Daha da önemlisi, bu süreç, öznel değil, nesnel bir durumun yansıması olarak ortaya çıkmıştır. Bugünün Kubilayı, 1930 yılının Kubilayıdır. Türkiye Gençlik Birliği ve devrimci güçler, geçmişte de her yılın bu döneminde Kubilay’la birlikte saf tutmuştur. Ama daha önceki yılların Kubilayının 1930’un Kubilayına bugünkü kadar yakın olmaması, ne TGB’nin ne de devrimcilerin öznel bir hatasından kaynaklanmaktadır. Bu, nesnel bir durumdur. Kubilay, bugün nesnel olarak devrim ile karşı devrim arasındaki iktidar mücadelesinin merkezinde yer almaktadır. TGB de, bu nesnel duruma koşut bir öznel adımla, Kubilay’ı İzmir’den Ankara’ya taşımıştır.

KUBİLAY VE PEKÜNLÜ

Bu yılın 27 Aralığında, Kubilay Ankara’dan dalga dalga yayılarak İzmir de dahil Türkiye’nin her tarafında varlığını dosta düşmana duyumsatacaktır. Foça Cezaevinde yatmakta olan Prof. Dr. Rennan Pekünlü, günümüzün önde gelen Kubilayları arasındadır. 27 Aralık, aynı zamanda Pekünlü Komitesi’nin kuruluşunu İzmir’den bütün Türkiye ve dünyaya ilan ettiği gün olacaktır. 

Bugün Kubilay’la onu katleden gericilik arasında sığınılacak bir gri alan kalmamıştır. Üniversitelerimizde Kubilay afişlerine saldıran PKK ve yönlendirdiği güçler, Kubilay’ı katleden gericilikle aynı saftadır. Rennan Hoca’ya tertip düzenleyenlerin, uygulayanların, uygulanmasına alet olanların ve bu uygulamaya sessiz kalanların aldıkları tutumu bulanıklaştıracak bir örtü de artık mevcut değildir.

SAFLARI BELİRGİNLEŞTİREN İKİ SÜREÇ

Safların belirginleşmesi, toplumsal güçlerin mevzilenmesiyle nesnel çıkarları arasında uyum sağlanması sürecidir. Yanlış mevzilenmenin ardında yatan yanılsamaların artık sürdürülemez hale gelmesidir. Bugün ülkemizde karşı devrimin sonunu yaklaştıran ve birbirini güçlendiren iki süreçle karşı karşıyayız. 

Bu süreçlerden biri, iktidarı elinde bulunduran karşı devrimin eğitimden günlük yaşama hayatın her alanında gerici bir dönüşümü gerçekleştirmek amacıyla yaptığı saldırıları yoğunlaştırmasıdır.

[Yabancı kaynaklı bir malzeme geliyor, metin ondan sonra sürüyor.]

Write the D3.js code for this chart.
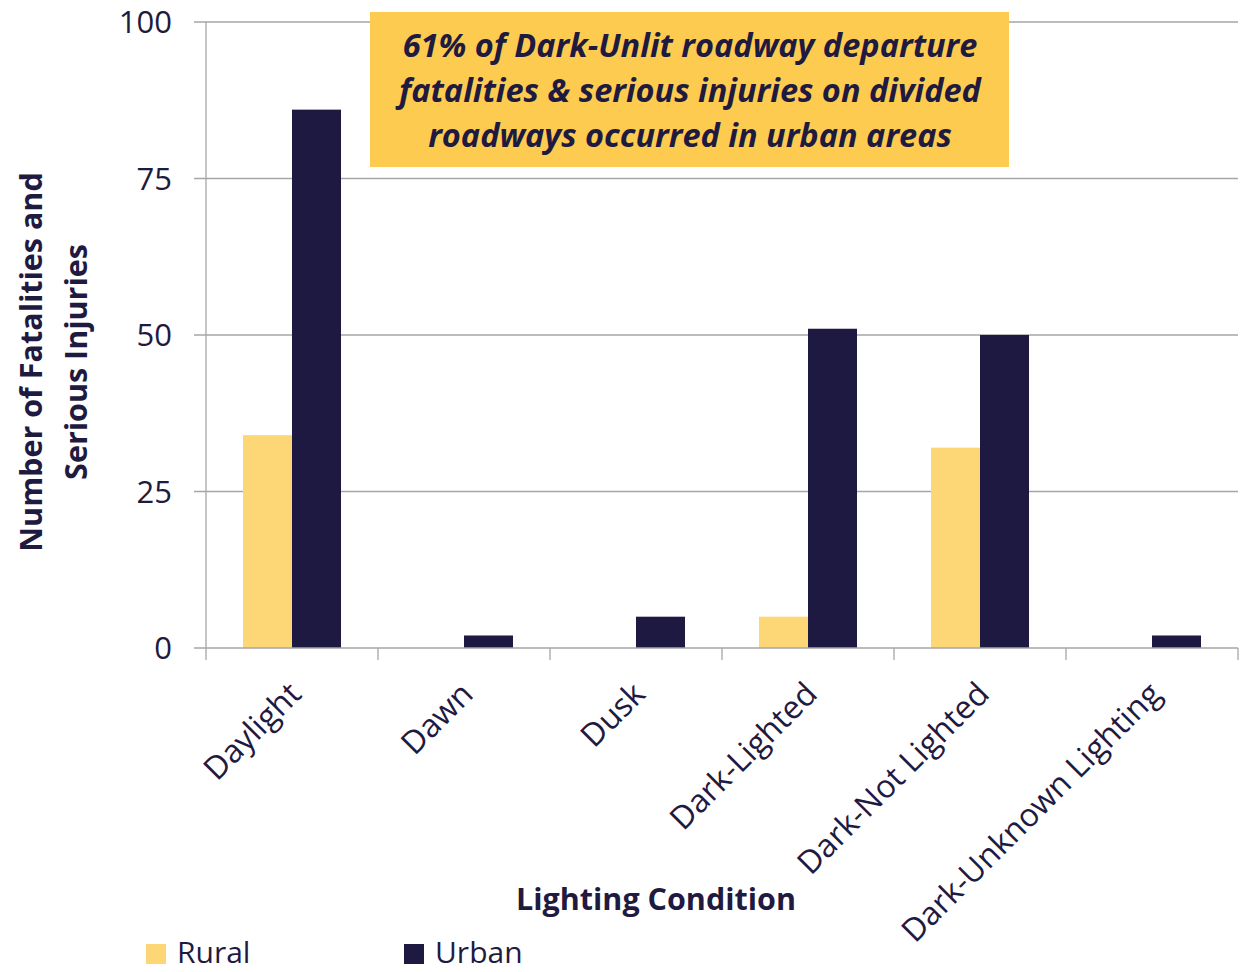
<!DOCTYPE html>
<html>
<head>
<meta charset="utf-8">
<script src="https://cdn.jsdelivr.net/npm/d3@7"></script>
<style>
  body { margin: 0; background: #fff; }
  svg text { font-family: 'Open Sans', sans-serif; fill: #1f1a3f; }
</style>
</head>
<body>
<div id="chart"></div>
<script>
'use strict';

var categories = ['Daylight', 'Dawn', 'Dusk', 'Dark-Lighted', 'Dark-Not Lighted', 'Dark-Unknown Lighting'];
var seriesNames = ['Rural', 'Urban'];
var rural = [34, 0, 0, 5, 32, 0];
var urban = [86, 2, 5, 51, 50, 2];
var yTicks = [0, 25, 50, 75, 100];
var callout = [
  '61% of Dark-Unlit roadway departure',
  'fatalities & serious injuries on divided',
  'roadways occurred in urban areas'
];

var COLORS = { Rural: '#fdd675', Urban: '#1e1940' };
var GRID = '#a6a6a6';

var W = 1240, H = 972;
var m = { left: 206, right: 2, top: 22, bottom: 324 };

var svg = d3.select('#chart')
  .append('svg')
  .attr('width', W)
  .attr('height', H);

var x0 = d3.scaleBand()
  .domain(categories)
  .range([m.left, W - m.right])
  .paddingInner(0)
  .paddingOuter(0);

// bar pair takes ~98 of 172 px per category
var x1 = d3.scaleBand()
  .domain(seriesNames)
  .range([0, x0.bandwidth()])
  .paddingInner(0)
  .paddingOuter(0.755);

var y = d3.scaleLinear()
  .domain([0, 100])
  .range([H - m.bottom, m.top]);

// grid lines
svg.append('g')
  .selectAll('line')
  .data(yTicks.filter(function(d) { return d > 0; }))
  .enter().append('line')
  .attr('x1', m.left - 12)
  .attr('x2', W - m.right)
  .attr('y1', function(d) { return y(d); })
  .attr('y2', function(d) { return y(d); })
  .attr('stroke', GRID)
  .attr('stroke-width', 1.3);

// y tick labels
svg.append('g')
  .selectAll('text')
  .data(yTicks)
  .enter().append('text')
  .attr('x', 172)
  .attr('y', function(d) { return y(d); })
  .attr('dy', '0.36em')
  .attr('text-anchor', 'end')
  .style('font-size', '31px')
  .text(function(d) { return d; });

// bars
var rows = categories.map(function(c, i) {
  return { cat: c, values: [{ s: 'Rural', v: rural[i] }, { s: 'Urban', v: urban[i] }] };
});

svg.append('g')
  .selectAll('g')
  .data(rows)
  .enter().append('g')
  .attr('transform', function(d) { return 'translate(' + x0(d.cat) + ',0)'; })
  .selectAll('rect')
  .data(function(d) { return d.values.filter(function(e) { return e.v > 0; }); })
  .enter().append('rect')
  .attr('x', function(d) { return x1(d.s); })
  .attr('width', x1.bandwidth())
  .attr('y', function(d) { return y(d.v); })
  .attr('height', function(d) { return y(0) - y(d.v); })
  .attr('fill', function(d) { return COLORS[d.s]; });

// y axis line
svg.append('line')
  .attr('x1', m.left).attr('x2', m.left)
  .attr('y1', y(100)).attr('y2', y(0))
  .attr('stroke', GRID).attr('stroke-width', 1.3);

// x axis line + ticks
svg.append('line')
  .attr('x1', m.left - 12).attr('x2', W - m.right)
  .attr('y1', y(0)).attr('y2', y(0))
  .attr('stroke', GRID).attr('stroke-width', 1.3);

var bounds = categories.map(function(c) { return x0(c); }).concat([W - m.right]);
svg.append('g')
  .selectAll('line')
  .data(bounds)
  .enter().append('line')
  .attr('x1', function(d) { return d; })
  .attr('x2', function(d) { return d; })
  .attr('y1', y(0))
  .attr('y2', y(0) + 12)
  .attr('stroke', GRID)
  .attr('stroke-width', 1.3);

// x tick labels
svg.append('g')
  .selectAll('text')
  .data(categories)
  .enter().append('text')
  .attr('text-anchor', 'end')
  .style('font-size', '32px')
  .attr('transform', function(d) {
    var cx = x0(d) + x0.bandwidth() / 2 + 11;
    return 'translate(' + cx + ',' + (y(0) + 48) + ') rotate(-45)';
  })
  .text(function(d) { return d; });

// axis titles
svg.append('text')
  .attr('x', 656)
  .attr('y', 910)
  .attr('text-anchor', 'middle')
  .style('font-size', '30.5px')
  .style('font-weight', 'bold')
  .text('Lighting Condition');

var yTitle = svg.append('text')
  .attr('transform', 'translate(42,362) rotate(-90)')
  .attr('text-anchor', 'middle')
  .style('font-size', '30.5px')
  .style('font-weight', 'bold');
yTitle.append('tspan').attr('x', 0).attr('dy', 0).text('Number of Fatalities and');
yTitle.append('tspan').attr('x', 0).attr('dy', 45).text('Serious Injuries');

// callout box
svg.append('rect')
  .attr('x', 370).attr('y', 12)
  .attr('width', 639).attr('height', 155)
  .attr('fill', '#fdcb4f');

svg.append('g')
  .selectAll('text')
  .data(callout)
  .enter().append('text')
  .attr('x', 690)
  .attr('y', function(d, i) { return 57 + i * 45; })
  .attr('text-anchor', 'middle')
  .style('font-size', '32.5px')
  .style('font-weight', 'bold')
  .style('font-style', 'italic')
  .text(function(d) { return d; });

// legend
var legend = svg.append('g')
  .selectAll('g')
  .data(seriesNames)
  .enter().append('g')
  .attr('transform', function(d, i) { return 'translate(' + (146 + i * 258) + ',944)'; });

legend.append('rect')
  .attr('width', 20).attr('height', 20)
  .attr('fill', function(d) { return COLORS[d]; });

legend.append('text')
  .attr('x', 31)
  .attr('y', 19)
  .style('font-size', '30px')
  .text(function(d) { return d; });
</script>
</body>
</html>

Diğeri ise, karşı devrimin toplumsal dayanağını oluşturan emperyalist sistemin hızla zayıflamasıdır.

Emperyalist sistemin desteğinden yoksun Ortaçağ’a dayalı bir saldırının herhangi bir başarı şansı yoktur. Bu saldırı, daha geniş toplumsal kesimleri mücadelenin içine çekerek, karşı devrimin sonunu yaklaştımaktan başka bir sonuç vermeyecektir. Çünkü milletimiz, başta İşçi Partisi olmak üzere  ülkemizi yeniden Atatürk Devrimi yoluna sokarak bu nesnel durumu öznel bir başarıya dönüştürecek güce sahiptir.

Güç, görece bir kavramdır. Emperyalist sistemin zayıflaması, milleti güçlendirir. İkitidar içinde başta ABD olmak üzere emperyalist sistemin ülkemiz üstündeki denetiminin zayıflamasına yol açan şiddetli çatışmaların oluşması ve emperyalist sistemden merkezkaç kuvvetlerinin başgöstermesi, bu durumun bir sonucudur. Ancak ne bu çatışma da, ne de merkezkaç kuvvetlerinin güçlenmesi, karşı devrim iktidarını kurtarabilir. Devrimci bir siyasetin hayat içinde doğrulanması, tam tersine, o siyasetin gerçek sahiplerini güçlendirir.  Karşı devrimin ise sonunu yaklaştırır.

AKLA KARAYI SEÇMENİN YOLU

Bugün akla karayı seçmek kolaydır. Kubilay da, Rennan Pekünlü de, hayatın kendilerini karşı karşıya bıraktığı devrimci görevleri duraksamadan yerine getirmişlerdir. Bugün hepimize düşen görev, onları örnek almaktır.